Swiss bank UBS AG posted a fourth-quarter profit of 1.205 billion Swiss francs ($1.12 billion) on Tuesday, beating analysts’ expectations partly thanks to a tax credit, but said rich clients’ withdrawals had continued.

The result is a significant swing from last year, when the bank reported a net loss of 9.58 billion francs in the fourth quarter. It also comes after three consecutive quarterly losses in 2009 and efforts to salvage the bank’s reputation among customers leery of its ongoing struggle with bad investments and U.S. tax authorities.
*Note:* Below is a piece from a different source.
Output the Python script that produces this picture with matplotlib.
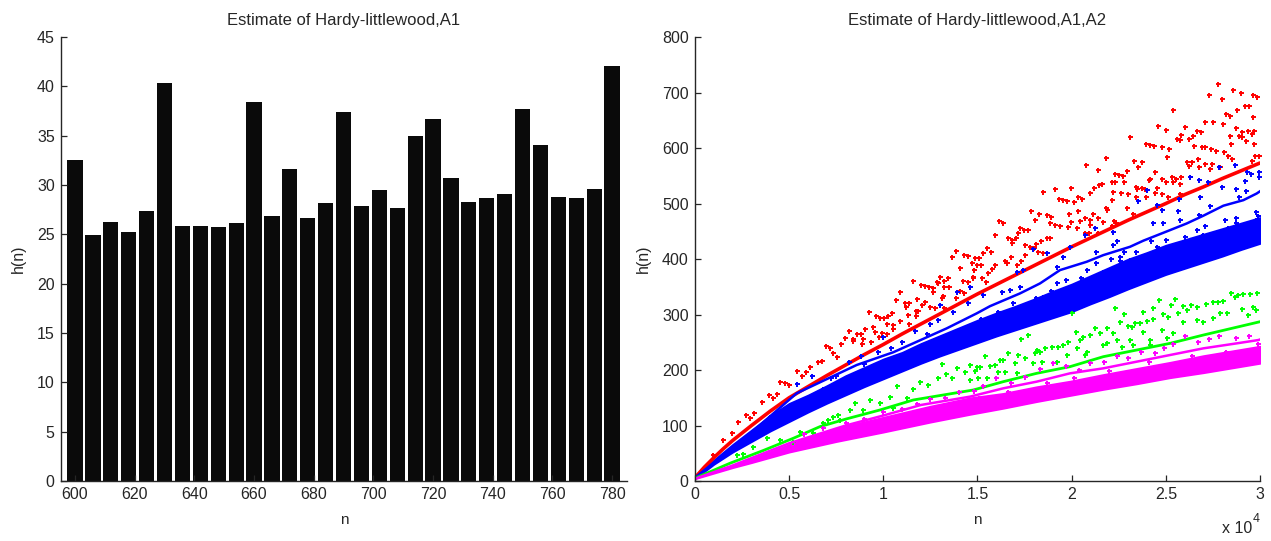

“We have taken decisive steps to transform UBS, and it is now a focused, efficient and resilient firm,” Chief Executive Oswald Gruebel said in a statement. “We expect that our return to profitability will increase clients’ confidence in UBS and restore our reputation.”

On average, analysts had predicted that UBS would report a net profit of 321 million francs in the final quarter.

UBS beat those expectations by a wide margin, citing a revised U.S. tax estimate — for a gain of 480 million francs — and lower costs. The bank cut staff numbers by 16 percent last year to just over 65,000, helping to drop fixed costs by 20.2 billion francs.

However, net new money — an important indicator of future business — remained negative during the fourth quarter. Outflows amounted to 56.2 billion francs, with more than half coming from its Wealth Management and Swiss Bank division. ZKB analysts described the figure as “massively disappointing” and twice as high as expected.

UBS shares were down 2.5 percent at 13.80 francs ($12.90) on the Zurich exchange.